AVAILABLE DATA:
##############################
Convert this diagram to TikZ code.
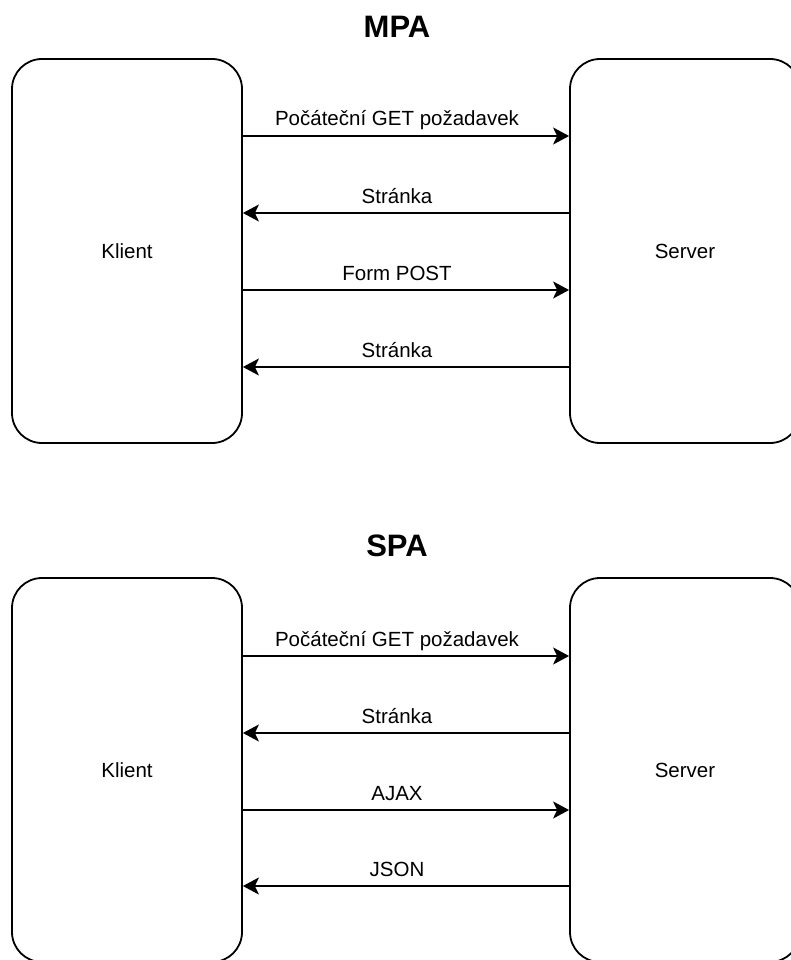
\documentclass[tikz,border=0pt]{standalone}
\usepackage{fontspec}
\setmainfont{Liberation Sans}
\usetikzlibrary{arrows.meta}

\tikzset{
  party/.style={draw=black, line width=1.8pt, rounded corners=30pt,
    minimum width=230pt, minimum height=384pt, inner sep=0pt,
    font=\fontsize{20.5}{24}\selectfont},
  heading/.style={font=\fontsize{31}{36}\selectfont\bfseries, inner sep=0pt},
  msg/.style={line width=1.8pt, -{Stealth[length=16pt, width=17pt, inset=4pt]}},
  lbl/.style={font=\fontsize{20.5}{24}\selectfont, inner sep=0pt, anchor=base,
    midway, xshift=-9pt, yshift=10pt}
}

\begin{document}
\begin{tikzpicture}[x=1pt, y=-1pt]
  \clip (0,0) rectangle (791,960);

  % ---------- multi-page application ----------
  \node[heading] (tmpa) at (397,26.5) {MPA};
  \node[party] (k1) at (127,251) {Klient};
  \node[party] (s1) at (685,251) {Server};

  \draw[msg] ([yshift=115pt]k1.east) -- ([yshift=115pt]s1.west)
    node[lbl] (m1) {Počáteční GET požadavek};
  \draw[msg] ([yshift=38pt]s1.west) -- ([yshift=38pt]k1.east)
    node[lbl] (m2) {Stránka};
  \draw[msg] ([yshift=-39pt]k1.east) -- ([yshift=-39pt]s1.west)
    node[lbl] (m3) {Form POST};
  \draw[msg] ([yshift=-116pt]s1.west) -- ([yshift=-116pt]k1.east)
    node[lbl] (m4) {Stránka};

  % ---------- single-page application ----------
  \node[heading] (tspa) at (397,546) {SPA};
  \node[party] (k2) at (127,770) {Klient};
  \node[party] (s2) at (685,770) {Server};

  \draw[msg] ([yshift=114pt]k2.east) -- ([yshift=114pt]s2.west)
    node[lbl] (n1) {Počáteční GET požadavek};
  \draw[msg] ([yshift=37pt]s2.west) -- ([yshift=37pt]k2.east)
    node[lbl] (n2) {Stránka};
  \draw[msg] ([yshift=-40pt]k2.east) -- ([yshift=-40pt]s2.west)
    node[lbl] (n3) {AJAX};
  \draw[msg] ([yshift=-116pt]s2.west) -- ([yshift=-116pt]k2.east)
    node[lbl] (n4) {JSON};
\end{tikzpicture}
\end{document}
##############################
REQUEST: Retype the data above exactly; pictures are not part of the copy.

RESPONSE:
Convert this diagram to TikZ code.
\documentclass[tikz,border=0pt]{standalone}
\usepackage{fontspec}
\setmainfont{Liberation Sans}
\usetikzlibrary{arrows.meta}

\tikzset{
  party/.style={draw=black, line width=1.8pt, rounded corners=30pt,
    minimum width=230pt, minimum height=384pt, inner sep=0pt,
    font=\fontsize{20.5}{24}\selectfont},
  heading/.style={font=\fontsize{31}{36}\selectfont\bfseries, inner sep=0pt},
  msg/.style={line width=1.8pt, -{Stealth[length=16pt, width=17pt, inset=4pt]}},
  lbl/.style={font=\fontsize{20.5}{24}\selectfont, inner sep=0pt, anchor=base,
    midway, xshift=-9pt, yshift=10pt}
}

\begin{document}
\begin{tikzpicture}[x=1pt, y=-1pt]
  \clip (0,0) rectangle (791,960);

  % ---------- multi-page application ----------
  \node[heading] (tmpa) at (397,26.5) {MPA};
  \node[party] (k1) at (127,251) {Klient};
  \node[party] (s1) at (685,251) {Server};

  \draw[msg] ([yshift=115pt]k1.east) -- ([yshift=115pt]s1.west)
    node[lbl] (m1) {Počáteční GET požadavek};
  \draw[msg] ([yshift=38pt]s1.west) -- ([yshift=38pt]k1.east)
    node[lbl] (m2) {Stránka};
  \draw[msg] ([yshift=-39pt]k1.east) -- ([yshift=-39pt]s1.west)
    node[lbl] (m3) {Form POST};
  \draw[msg] ([yshift=-116pt]s1.west) -- ([yshift=-116pt]k1.east)
    node[lbl] (m4) {Stránka};

  % ---------- single-page application ----------
  \node[heading] (tspa) at (397,546) {SPA};
  \node[party] (k2) at (127,770) {Klient};
  \node[party] (s2) at (685,770) {Server};

  \draw[msg] ([yshift=114pt]k2.east) -- ([yshift=114pt]s2.west)
    node[lbl] (n1) {Počáteční GET požadavek};
  \draw[msg] ([yshift=37pt]s2.west) -- ([yshift=37pt]k2.east)
    node[lbl] (n2) {Stránka};
  \draw[msg] ([yshift=-40pt]k2.east) -- ([yshift=-40pt]s2.west)
    node[lbl] (n3) {AJAX};
  \draw[msg] ([yshift=-116pt]s2.west) -- ([yshift=-116pt]k2.east)
    node[lbl] (n4) {JSON};
\end{tikzpicture}
\end{document}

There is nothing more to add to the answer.